■ **DIRECTION**
Quote from the first line below through the line that contains "import * as", both included, and leave the pictures out.

(Charts and diagrams as code)
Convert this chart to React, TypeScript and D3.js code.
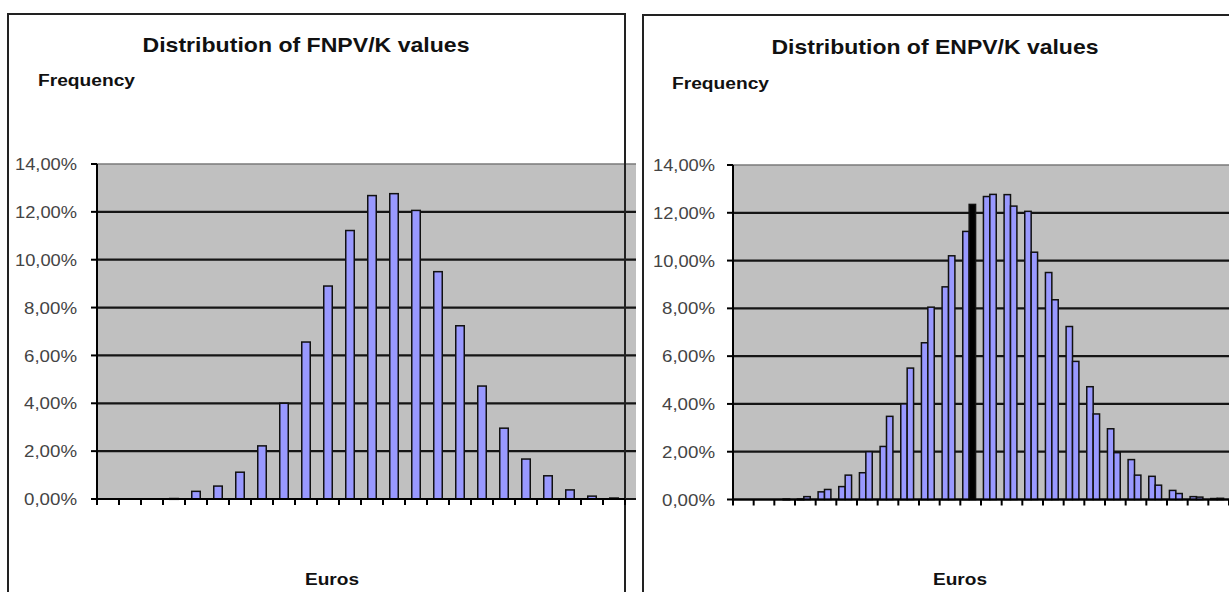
import React from "react";
import * as d3 from "d3";

// ---- data ----
const bins = [1, 2, 3, 4, 5, 6, 7, 8, 9, 10, 11, 12, 13, 14, 15, 16, 17, 18, 19, 20, 21, 22, 23, 24];
const fnpvFreq = [0, 0, 0, 0.02, 0.32, 0.54, 1.12, 2.22, 4.0, 6.56, 8.9, 11.22, 12.68, 12.76, 12.06, 9.5, 7.24, 4.72, 2.96, 1.67, 0.97, 0.38, 0.12, 0.04];
const enpvFreq = [0, 0, 0.02, 0.12, 0.42, 1.02, 2.0, 3.48, 5.5, 8.05, 10.2, 12.35, 12.77, 12.28, 10.35, 8.36, 5.78, 3.58, 1.96, 1.02, 0.6, 0.25, 0.1, 0.05];
const highlightedBin = 12; // bin drawn in black in the ENPV series
const yTicks = [0, 2, 4, 6, 8, 10, 12, 14];
const leftTitle = "Distribution of FNPV/K values";
const rightTitle = "Distribution of ENPV/K values";
const yTitle = "Frequency";
const xTitle = "Euros";

const FONT = "'Liberation Sans', Arial, sans-serif";
const BAR_FILL = "#9999ff";
const fmt = (v: number) => v.toFixed(2).replace(".", ",") + "%";

type Series = { values: number[]; highlight?: number };

type PanelProps = {
  frameX0: number;
  frameX1: number;
  frameY: number;
  plotX0: number;
  plotX1: number;
  grayX1: number;
  yBottom: number;
  yTop: number;
  title: string;
  titleX: number;
  titleY: number;
  freqX: number;
  freqY: number;
  eurosX: number;
  eurosY: number;
  series: Series[];
  barWidth: number;
  pairShift: number;
  labelGap: number;
};

function Panel(p: PanelProps) {
  const x = d3.scaleBand<number>().domain(bins).range([p.plotX0, p.plotX1]).padding(0);
  const y = d3.scaleLinear().domain([0, 14]).range([p.yBottom, p.yTop]);
  const sub = d3
    .scaleBand<number>()
    .domain(p.series.map((_, i) => i))
    .range([0, p.barWidth * p.series.length])
    .padding(0);
  const groupW = p.barWidth * p.series.length;
  const step = x.step();
  const boundaries = d3.range(bins.length + 1).map((i) => p.plotX0 + i * step);

  return (
    <g>
      {/* frame */}
      <rect x={p.frameX0} y={p.frameY} width={p.frameX1 - p.frameX0} height={700} fill="white" stroke="#222" strokeWidth={2} />
      {/* plot area */}
      <rect x={p.plotX0} y={y(14)} width={p.grayX1 - p.plotX0} height={y(0) - y(14)} fill="#c0c0c0" />
      {yTicks.map((t) => (
        <line key={"g" + t} x1={p.plotX0} x2={p.grayX1} y1={y(t)} y2={y(t)} stroke={t === 14 ? "#7a7a7a" : "#151515"} strokeWidth={t === 14 ? 1.5 : 2.2} />
      ))}
      {/* bars */}
      {p.series.map((s, si) =>
        s.values.map((v, i) => {
          const cx = (x(bins[i]) as number) + step / 2;
          const bx = cx - groupW / 2 + p.pairShift + (sub(si) as number);
          const h = y(0) - y(v);
          if (v <= 0) return null;
          const isHi = s.highlight !== undefined && bins[i] === s.highlight;
          return (
            <rect
              key={si + "-" + i}
              x={bx}
              y={y(v)}
              width={sub.bandwidth()}
              height={Math.max(h, 0.8)}
              fill={isHi ? "#000" : BAR_FILL}
              stroke="#111"
              strokeWidth={1.5}
            />
          );
        })
      )}
      {/* frame right border redrawn over gray */}
      <line x1={p.frameX1} x2={p.frameX1} y1={p.frameY} y2={700} stroke="#222" strokeWidth={2} />
      {/* axes */}
      <line x1={p.plotX0} x2={p.plotX0} y1={y(14)} y2={y(0)} stroke="#000" strokeWidth={2} />
      <line x1={p.plotX0} x2={p.plotX1} y1={y(0)} y2={y(0)} stroke="#000" strokeWidth={2} />
      {yTicks.map((t) => (
        <g key={"yt" + t}>
          <line x1={p.plotX0 - 6} x2={p.plotX0} y1={y(t)} y2={y(t)} stroke="#000" strokeWidth={2} />
          <text x={p.plotX0 - p.labelGap} y={y(t)} dy="0.36em" textAnchor="end" fontFamily={FONT} fontSize={17} fill="#444" textLength={t >= 10 ? 62 : 53} lengthAdjust="spacingAndGlyphs">
            {fmt(t)}
          </text>
        </g>
      ))}
      {boundaries.map((bx, i) => (
        <line key={"xt" + i} x1={bx} x2={bx} y1={y(0)} y2={y(0) + 6} stroke="#000" strokeWidth={2} />
      ))}
      {/* titles */}
      <text x={p.titleX} y={p.titleY} textAnchor="middle" fontFamily={FONT} fontWeight="bold" fontSize={21} fill="#111" textLength={327} lengthAdjust="spacingAndGlyphs">
        {p.title}
      </text>
      <text x={p.freqX} y={p.freqY} fontFamily={FONT} fontWeight="bold" fontSize={16} fill="#111" textLength={97} lengthAdjust="spacingAndGlyphs">
        {yTitle}
      </text>
      <text x={p.eurosX} y={p.eurosY} textAnchor="middle" fontFamily={FONT} fontWeight="bold" fontSize={17} fill="#111" textLength={54} lengthAdjust="spacingAndGlyphs">
        {xTitle}
      </text>
    </g>
  );
}

export default function App() {
  return (
    <svg width={1229} height={592} style={{ position: "absolute", left: 0, top: 0, background: "white" }}>
      <Panel
        frameX0={8}
        frameX1={625}
        frameY={14}
        plotX0={97}
        plotX1={625}
        grayX1={636}
        yBottom={499}
        yTop={164}
        title={leftTitle}
        titleX={306}
        titleY={52}
        freqX={38}
        freqY={86}
        eurosX={332}
        eurosY={585}
        series={[{ values: fnpvFreq }]}
        barWidth={8.5}
        pairShift={0}
        labelGap={20}
      />
      <Panel
        frameX0={643}
        frameX1={1240}
        frameY={15}
        plotX0={733}
        plotX1={1229}
        grayX1={1229}
        yBottom={499.5}
        yTop={165}
        title={rightTitle}
        titleX={935}
        titleY={54}
        freqX={672}
        freqY={89}
        eurosX={960}
        eurosY={585}
        series={[{ values: fnpvFreq }, { values: enpvFreq, highlight: highlightedBin }]}
        barWidth={6.4}
        pairShift={-1.5}
        labelGap={18}
      />
    </svg>
  );
}
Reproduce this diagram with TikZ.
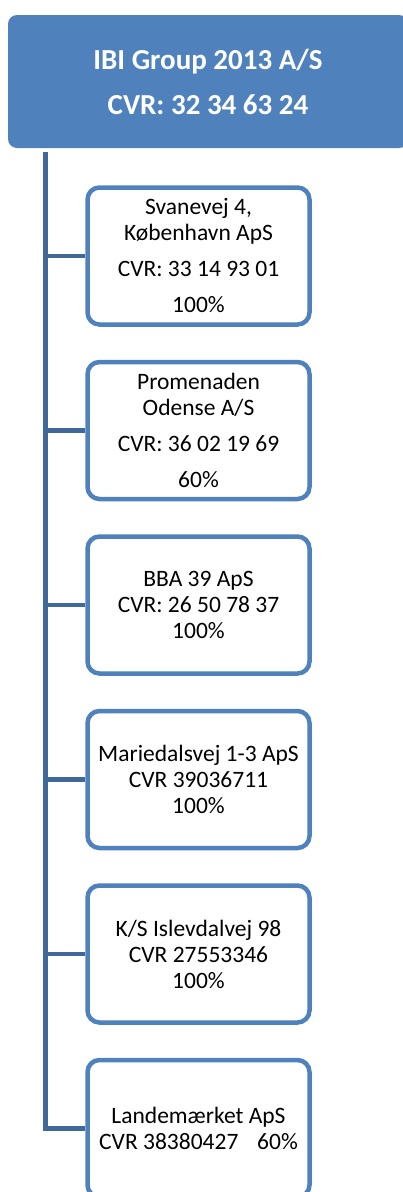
\documentclass[tikz,border=0pt]{standalone}
\usepackage{fontspec}
\setmainfont{Carlito}
\usepackage{tikz}
\usetikzlibrary{positioning}
\definecolor{boxblue}{RGB}{79,129,189}
\definecolor{lineblue}{RGB}{64,104,154}

\begin{document}
\begin{tikzpicture}[x=1pt, y=-1pt,
  owner/.style={rectangle, fill=boxblue, rounded corners=9pt, minimum width=400pt, minimum height=133pt, align=center, text=white, font=\fontsize{29}{45}\selectfont\bfseries},
  company/.style={rectangle, draw=boxblue, fill=white, line width=4.5pt, rounded corners=12pt, minimum width=222pt, minimum height=137pt, inner sep=0pt, align=center, font=\fontsize{23.5}{26}\selectfont}]
\useasboundingbox (0,0) rectangle (403,1192);
\clip (0,0) rectangle (403,1192);
%% Nodes definition
\node[owner] (group) at (208,81.5) {IBI Group 2013 A/S\\CVR: 32 34 63 24};
\node[company] (svanevej) at (198.5,256) {Svanevej 4,\\København ApS\\[10pt]CVR: 33 14 93 01\\[10pt]100\%};
\node[company, below = 33pt of svanevej] (promenaden) {Promenaden\\Odense A/S\\[10pt]CVR: 36 02 19 69\\[10pt]60\%};
\node[company, below = 33pt of promenaden] (bba) {BBA 39 ApS\\CVR: 26 50 78 37\\100\%};
\node[company, below = 33pt of bba] (mariedalsvej) {Mariedalsvej 1-3 ApS\\CVR 39036711\\100\%};
\node[company, below = 33pt of mariedalsvej] (islevdalvej) {K/S Islevdalvej 98\\CVR 27553346\\100\%};
\node[company, below = 33pt of islevdalvej] (landemaerket) {Landemærket ApS\\CVR 38380427\hspace{0.8em}60\%};
\coordinate (trunk) at (45.5,152);

%% Edges definition
\draw[lineblue, line width=4.5pt] (trunk) |- (landemaerket.west);
\path[every edge/.append style={lineblue, line width=4.5pt}]
    (trunk |- svanevej.west) edge (svanevej.west)
    (trunk |- promenaden.west) edge (promenaden.west)
    (trunk |- bba.west) edge (bba.west)
    (trunk |- mariedalsvej.west) edge (mariedalsvej.west)
    (trunk |- islevdalvej.west) edge (islevdalvej.west)
    ;
\end{tikzpicture}
\end{document}
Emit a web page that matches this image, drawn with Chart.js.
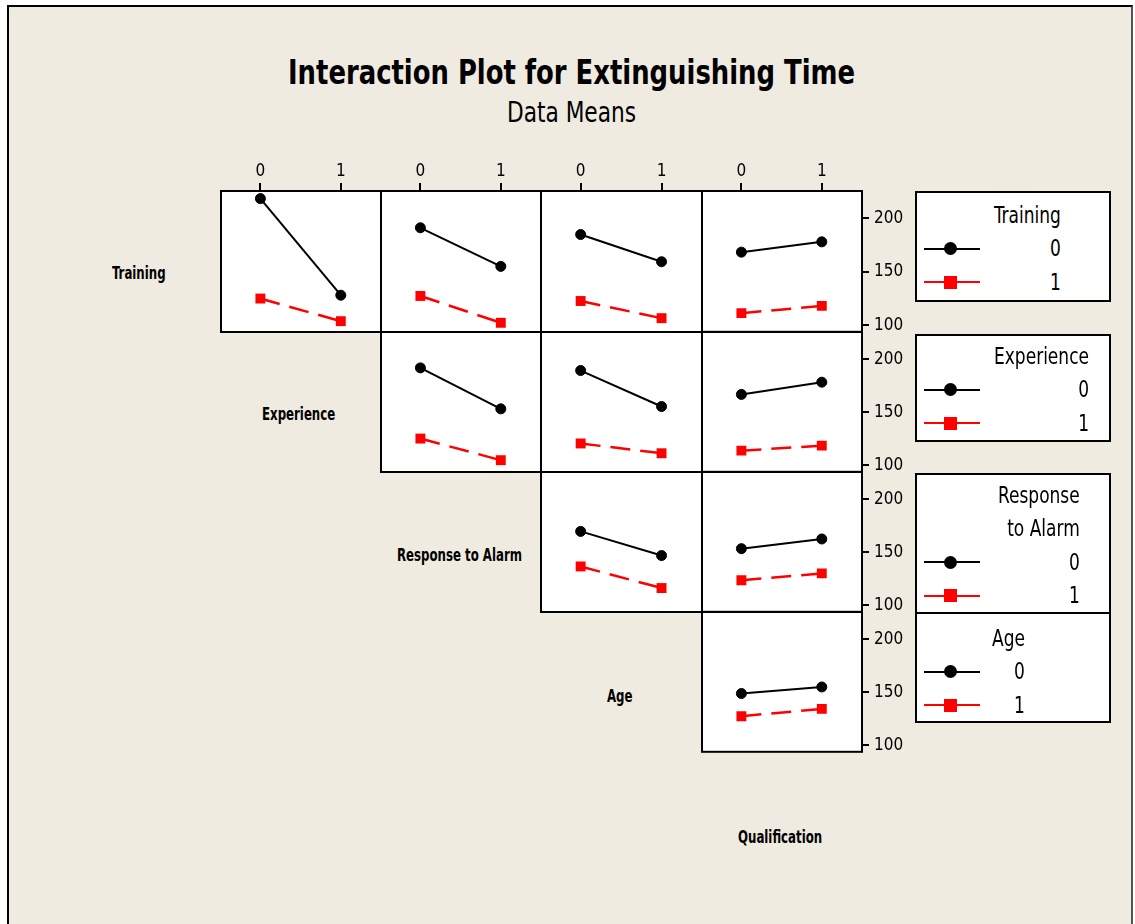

■ **RESULT**
Convert this chart to React, TypeScript and D3.js code.
import React from "react";
import * as d3 from "d3";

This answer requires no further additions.